Killol Pandya, head of fixed income at Peerless Mutual Fund, says, “In September, RBI did engage in a 50-bp cut and made markets see positive moves. That time, the global scenario was relatively better — the China slowdown angle was still emerging and US Fed had not raised rates, while domestic inflation were lower at about 4.4 per cent.”
Explaining, “Over the past quarter, the domestic and global macro economic scenario is being perceived to be considerably more bearish. While domestic players are weighed with concerns such as Consumer Price Index-based inflation moving higher, slackness in private capital expenditure, a worsening fiscal deficit, especially on the back of the military pension rise and pay commission recommendations, foreign portfolio investors seem generally averse to emerging markets and a distinct flight to safety activity is being seen in asset classes. Part of the decline in G-Sec allocation is due to this.”

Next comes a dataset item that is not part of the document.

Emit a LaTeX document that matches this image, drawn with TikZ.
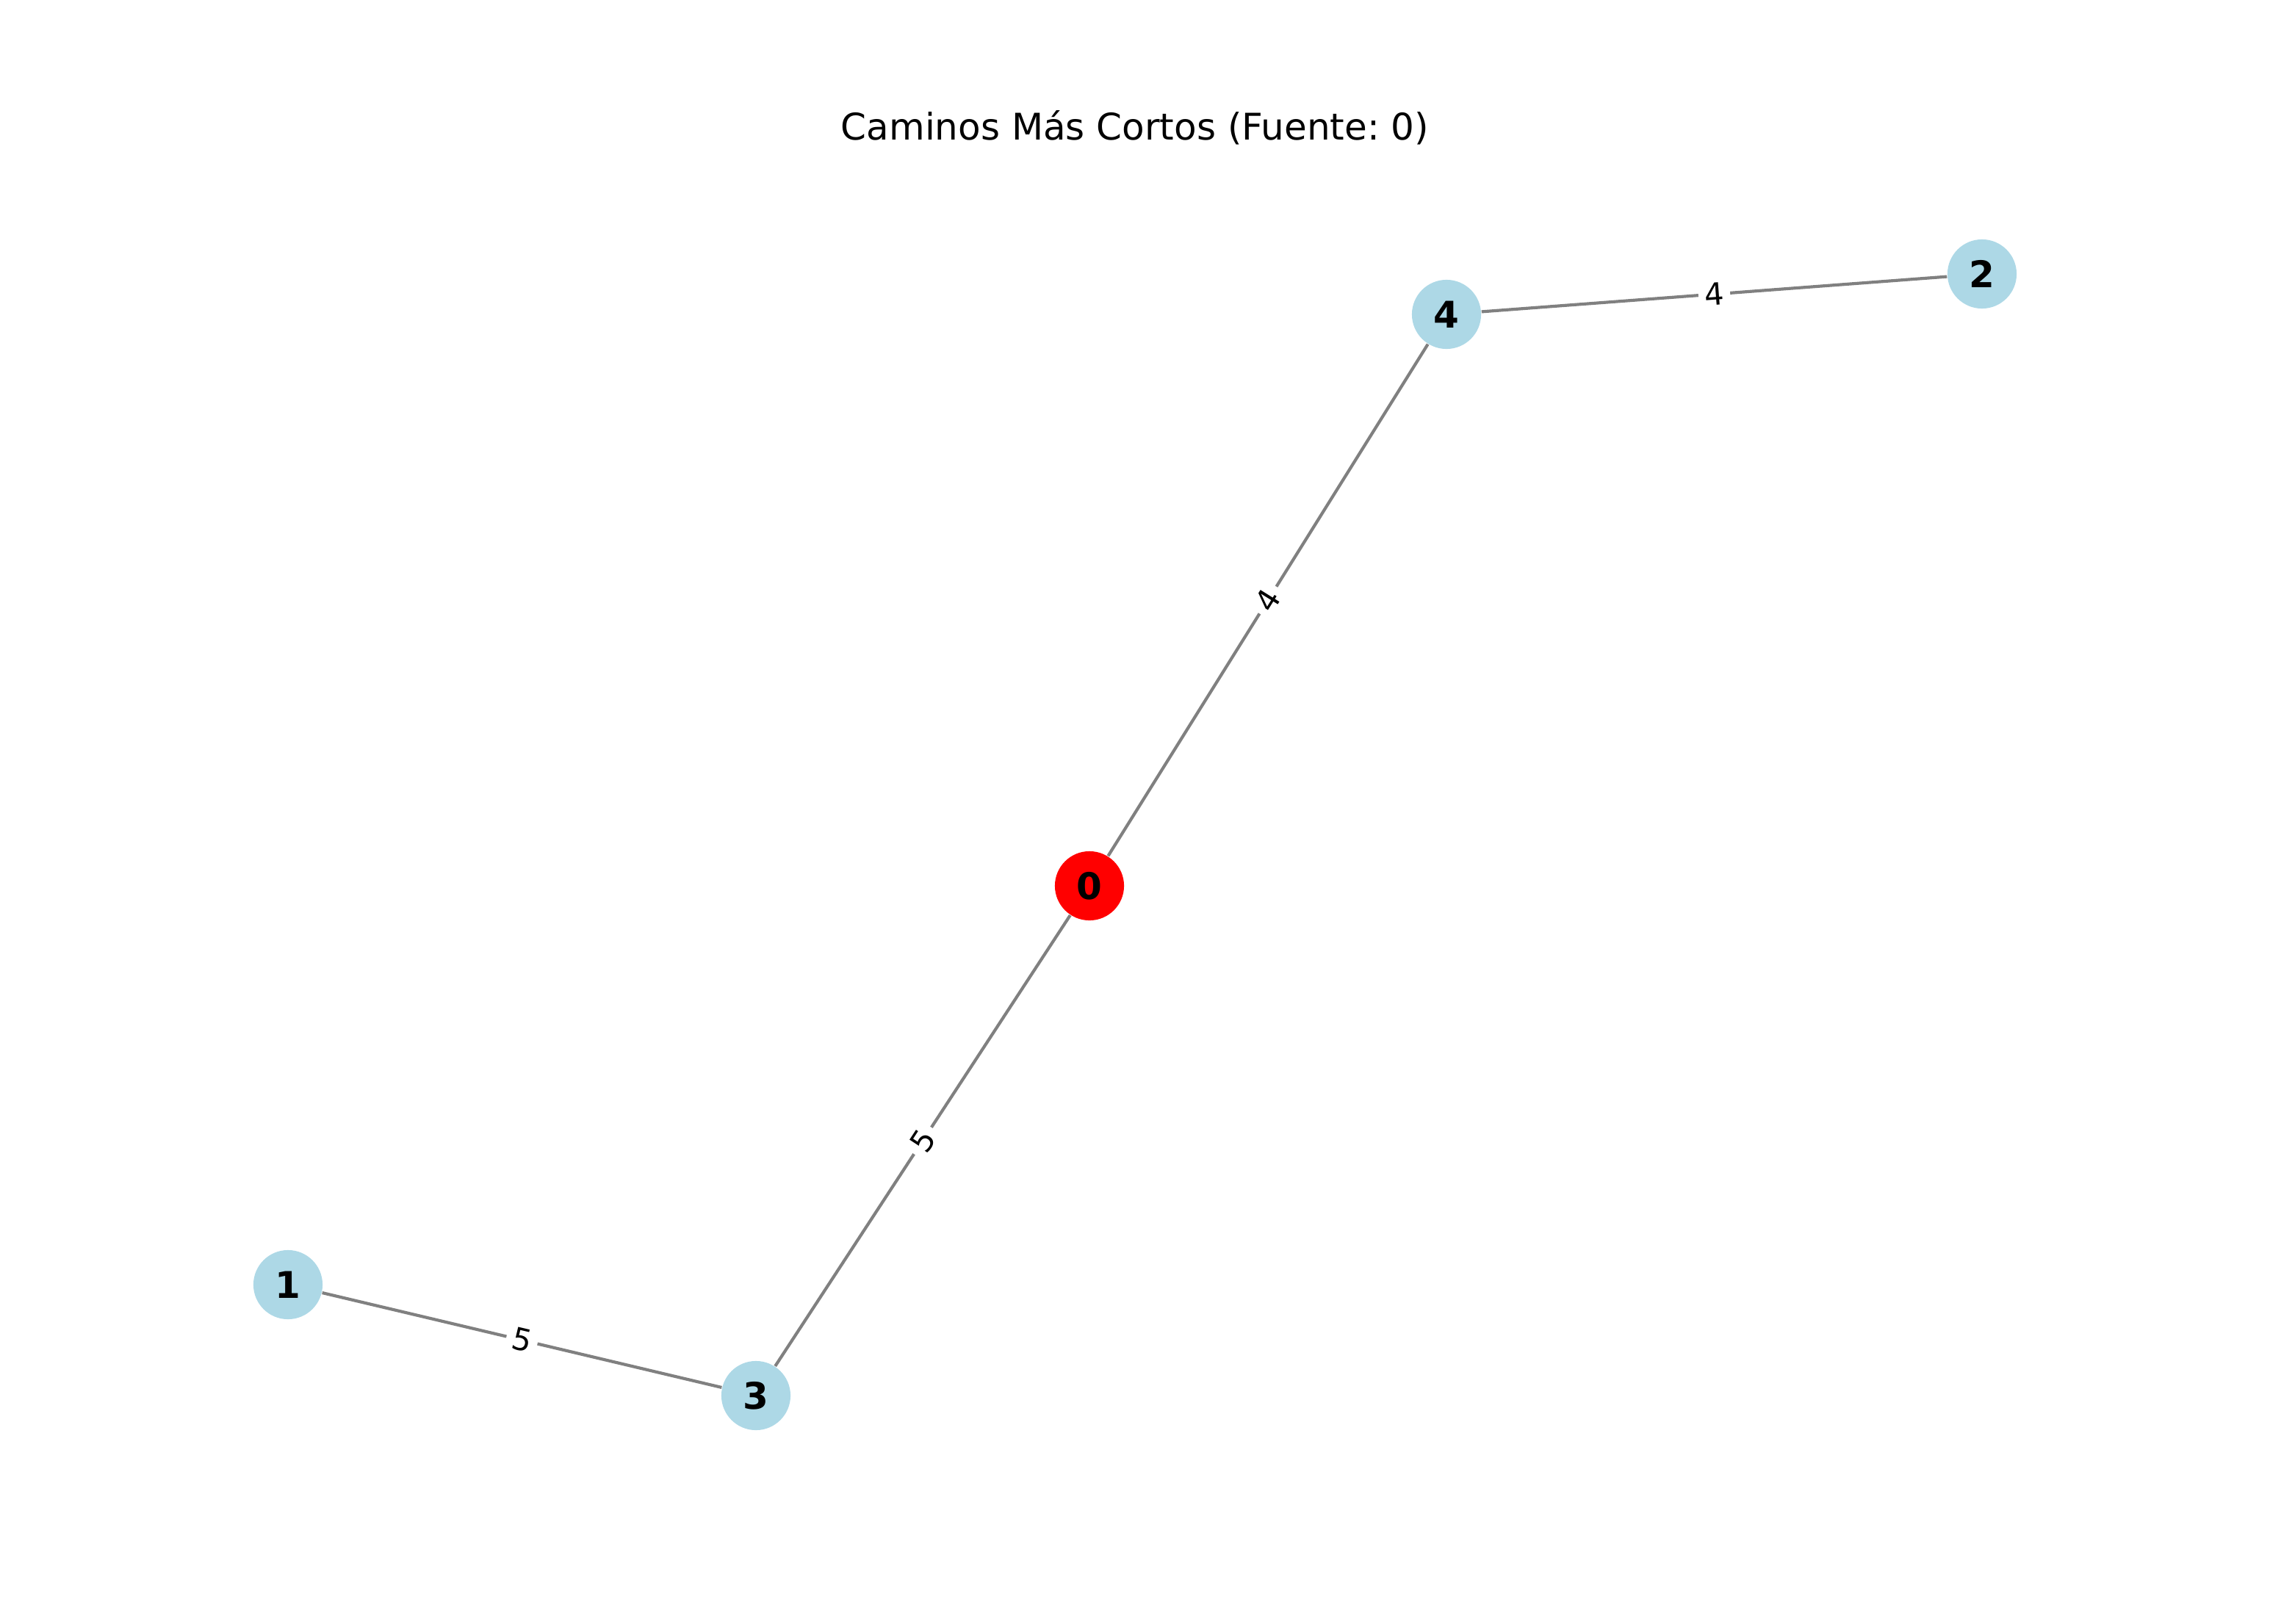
\documentclass[tikz,border=0pt]{standalone}
\usepackage{fontspec}
\setmainfont{DejaVu Sans}
\definecolor{lightblue}{HTML}{ADD8E6}
\definecolor{edgegray}{HTML}{808080}
\frenchspacing
\begin{document}
\begin{tikzpicture}[x=0.24pt,y=-0.24pt,
  vtx/.style={circle,fill=lightblue,minimum size=22.6pt,inner sep=0pt,font=\fontsize{12}{14}\selectfont\bfseries},
  src/.style={vtx,fill=red},
  edge/.style={draw=edgegray,line width=1pt},
  wlabel/.style={sloped,fill=white,rounded corners=2pt,inner sep=2pt,font=\fontsize{10}{12}\selectfont}]
\useasboundingbox (0,0) rectangle (3090,2211);
\node[anchor=base,font=\fontsize{12}{14}\selectfont] (title) at (1545,191) {Caminos Más Cortos (Fuente: 0)};
\node[src] (n0) at (1483,1206) {0};
\node[vtx] (n4) at (1969,428) {4};
\node[vtx] (n2) at (2698,373) {2};
\node[vtx] (n1) at (392,1749) {1};
\node[vtx] (n3) at (1029,1900) {3};
\draw[edge] (n0) -- (n4) node[midway,wlabel]{4};
\draw[edge] (n4) -- (n2) node[midway,wlabel]{4};
\draw[edge] (n3) -- (n0) node[midway,wlabel]{5};
\draw[edge] (n1) -- (n3) node[midway,wlabel]{5};
\end{tikzpicture}
\end{document}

Gilt funds saw positive inflow in October, amid a rate cut by RBI. However, in the subsequent two months, money started flowing out from these. The total of assets under management of gilt funds, which typically invest in government paper, was Rs 17,463 crore as on end-December 2015.

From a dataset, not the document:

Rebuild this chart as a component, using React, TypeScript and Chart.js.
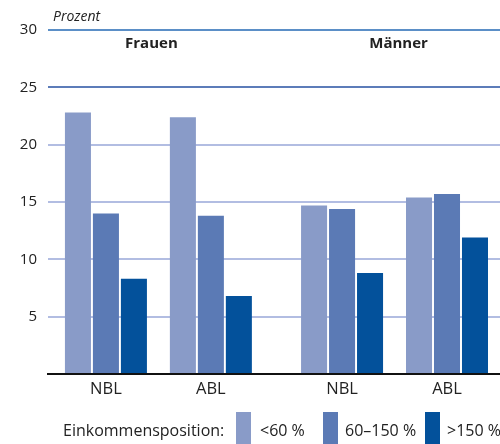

According to Murthy Nagarajan, head of fixed income at Quantum AMC, “The G-Secs market has been volatile due to expected increase in the government borrowing programme, due to implementation of the pay commission report, and rupee volatility due to global selloff in equity markets. Fund managers have reduced exposure here and increased the allocation to short-term corporate bonds, to get accrual income. Right now, the difference between repo rates and short-term paper continues to be above 100 bps, and volatility is low in these paper.”
Fund managers remain wary of raising exposure to G-secs, as there is uncertainity surrounding the fiscal deficit and future rate easing by RBI. There are likely to be further cuts in allocation to G-sec instruments. “The domestic interest rate outlook has deteriorated,” says Pandya. The markets are not anticipating rate cuts any time soon and after the 125 bps already seen, the extent of incremental cuts is not expected to be high, he adds.

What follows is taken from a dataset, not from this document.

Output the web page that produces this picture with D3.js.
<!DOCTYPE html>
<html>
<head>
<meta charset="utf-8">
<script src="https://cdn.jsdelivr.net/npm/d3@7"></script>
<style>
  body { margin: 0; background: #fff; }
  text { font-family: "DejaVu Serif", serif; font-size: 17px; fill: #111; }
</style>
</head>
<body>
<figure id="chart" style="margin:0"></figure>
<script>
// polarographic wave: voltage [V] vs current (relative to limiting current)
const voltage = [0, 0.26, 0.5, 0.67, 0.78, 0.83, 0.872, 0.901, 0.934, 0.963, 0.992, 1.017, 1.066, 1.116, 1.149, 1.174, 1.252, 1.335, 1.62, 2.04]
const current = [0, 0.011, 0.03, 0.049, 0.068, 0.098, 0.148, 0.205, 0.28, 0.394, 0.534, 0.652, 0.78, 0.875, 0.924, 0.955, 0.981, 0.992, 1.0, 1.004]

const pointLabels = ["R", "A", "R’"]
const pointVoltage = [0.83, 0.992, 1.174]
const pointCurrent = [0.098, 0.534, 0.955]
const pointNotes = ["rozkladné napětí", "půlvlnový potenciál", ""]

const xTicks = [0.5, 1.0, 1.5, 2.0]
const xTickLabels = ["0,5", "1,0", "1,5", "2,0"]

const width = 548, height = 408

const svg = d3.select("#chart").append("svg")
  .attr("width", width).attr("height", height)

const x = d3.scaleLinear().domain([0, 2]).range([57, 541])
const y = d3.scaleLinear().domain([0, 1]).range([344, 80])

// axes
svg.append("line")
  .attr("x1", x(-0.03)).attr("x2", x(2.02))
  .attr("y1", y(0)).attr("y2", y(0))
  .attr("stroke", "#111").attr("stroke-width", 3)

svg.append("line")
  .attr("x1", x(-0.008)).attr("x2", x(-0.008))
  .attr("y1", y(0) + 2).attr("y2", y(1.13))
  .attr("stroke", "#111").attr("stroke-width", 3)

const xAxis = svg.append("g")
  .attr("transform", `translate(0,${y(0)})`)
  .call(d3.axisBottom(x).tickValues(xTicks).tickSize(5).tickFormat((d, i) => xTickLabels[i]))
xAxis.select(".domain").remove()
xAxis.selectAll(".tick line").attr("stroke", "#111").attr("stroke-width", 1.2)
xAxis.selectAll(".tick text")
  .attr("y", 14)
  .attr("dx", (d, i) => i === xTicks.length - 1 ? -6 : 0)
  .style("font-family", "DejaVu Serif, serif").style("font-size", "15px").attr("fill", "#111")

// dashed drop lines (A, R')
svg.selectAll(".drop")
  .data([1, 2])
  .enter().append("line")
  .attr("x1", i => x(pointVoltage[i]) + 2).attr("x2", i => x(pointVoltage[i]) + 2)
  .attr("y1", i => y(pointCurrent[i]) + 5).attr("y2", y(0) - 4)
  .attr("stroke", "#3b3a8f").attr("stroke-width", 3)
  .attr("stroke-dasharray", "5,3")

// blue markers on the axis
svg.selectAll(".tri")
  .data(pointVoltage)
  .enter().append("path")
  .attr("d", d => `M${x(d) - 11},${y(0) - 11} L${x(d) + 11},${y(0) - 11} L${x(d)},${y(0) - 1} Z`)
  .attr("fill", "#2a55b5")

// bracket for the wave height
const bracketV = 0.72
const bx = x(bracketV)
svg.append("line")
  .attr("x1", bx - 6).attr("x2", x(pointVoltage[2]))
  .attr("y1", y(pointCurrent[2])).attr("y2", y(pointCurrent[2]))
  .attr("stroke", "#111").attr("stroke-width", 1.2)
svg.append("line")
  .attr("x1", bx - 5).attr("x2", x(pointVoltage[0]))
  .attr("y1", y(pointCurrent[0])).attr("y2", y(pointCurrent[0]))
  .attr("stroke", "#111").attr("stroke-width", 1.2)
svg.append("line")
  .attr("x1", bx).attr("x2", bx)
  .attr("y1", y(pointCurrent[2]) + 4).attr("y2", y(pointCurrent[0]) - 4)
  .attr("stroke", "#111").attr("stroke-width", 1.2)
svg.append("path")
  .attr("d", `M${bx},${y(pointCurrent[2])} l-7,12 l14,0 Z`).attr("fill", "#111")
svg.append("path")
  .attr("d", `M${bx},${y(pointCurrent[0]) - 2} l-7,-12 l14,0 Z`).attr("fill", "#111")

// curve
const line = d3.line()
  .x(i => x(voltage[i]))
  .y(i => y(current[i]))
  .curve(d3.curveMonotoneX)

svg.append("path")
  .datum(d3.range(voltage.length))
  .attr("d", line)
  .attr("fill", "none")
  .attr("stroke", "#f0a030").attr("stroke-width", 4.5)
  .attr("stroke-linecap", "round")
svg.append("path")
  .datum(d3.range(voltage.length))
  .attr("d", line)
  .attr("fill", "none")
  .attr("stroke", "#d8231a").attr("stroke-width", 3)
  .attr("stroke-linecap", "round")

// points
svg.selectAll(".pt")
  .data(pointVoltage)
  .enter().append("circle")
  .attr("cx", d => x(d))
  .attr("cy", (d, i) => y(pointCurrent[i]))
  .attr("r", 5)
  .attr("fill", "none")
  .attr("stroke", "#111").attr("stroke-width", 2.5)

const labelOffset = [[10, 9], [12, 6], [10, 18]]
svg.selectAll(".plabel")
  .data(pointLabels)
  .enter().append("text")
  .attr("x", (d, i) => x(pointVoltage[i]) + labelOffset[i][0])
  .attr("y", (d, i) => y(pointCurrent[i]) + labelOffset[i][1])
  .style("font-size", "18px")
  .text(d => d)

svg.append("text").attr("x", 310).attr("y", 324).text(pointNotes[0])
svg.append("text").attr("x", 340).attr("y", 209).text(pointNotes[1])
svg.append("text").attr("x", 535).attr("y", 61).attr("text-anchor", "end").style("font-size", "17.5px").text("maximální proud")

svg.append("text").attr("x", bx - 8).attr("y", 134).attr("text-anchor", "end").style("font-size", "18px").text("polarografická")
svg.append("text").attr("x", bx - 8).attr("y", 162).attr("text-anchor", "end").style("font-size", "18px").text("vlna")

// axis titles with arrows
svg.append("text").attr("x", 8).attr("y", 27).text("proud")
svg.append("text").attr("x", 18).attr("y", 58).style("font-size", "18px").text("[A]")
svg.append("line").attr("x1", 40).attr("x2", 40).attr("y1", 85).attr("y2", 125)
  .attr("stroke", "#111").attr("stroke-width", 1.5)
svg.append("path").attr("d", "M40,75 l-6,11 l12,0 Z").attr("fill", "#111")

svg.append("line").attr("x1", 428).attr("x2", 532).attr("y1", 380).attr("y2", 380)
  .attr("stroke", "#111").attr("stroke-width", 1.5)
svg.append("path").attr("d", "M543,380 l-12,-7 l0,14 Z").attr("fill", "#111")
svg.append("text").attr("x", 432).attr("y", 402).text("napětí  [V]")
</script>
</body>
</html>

“In addition, there has been some muteness in the inflows being seen by MFs in longer duration funds, as investors are shifting to shorter duration products to protect against the high volatility seen nowadays. MFs and banks also seem to be preferring certificates of deposit (CDs), as a protection against the volatility seen nowadays. This has also contributed to the shift seen from G-secs to CDs, relatively less volatile and also enjoying high liquidity in our markets,” he explained. As an impact, allocation to bank CDs have gone up from 12.4 per cent to nearly 16 per cent.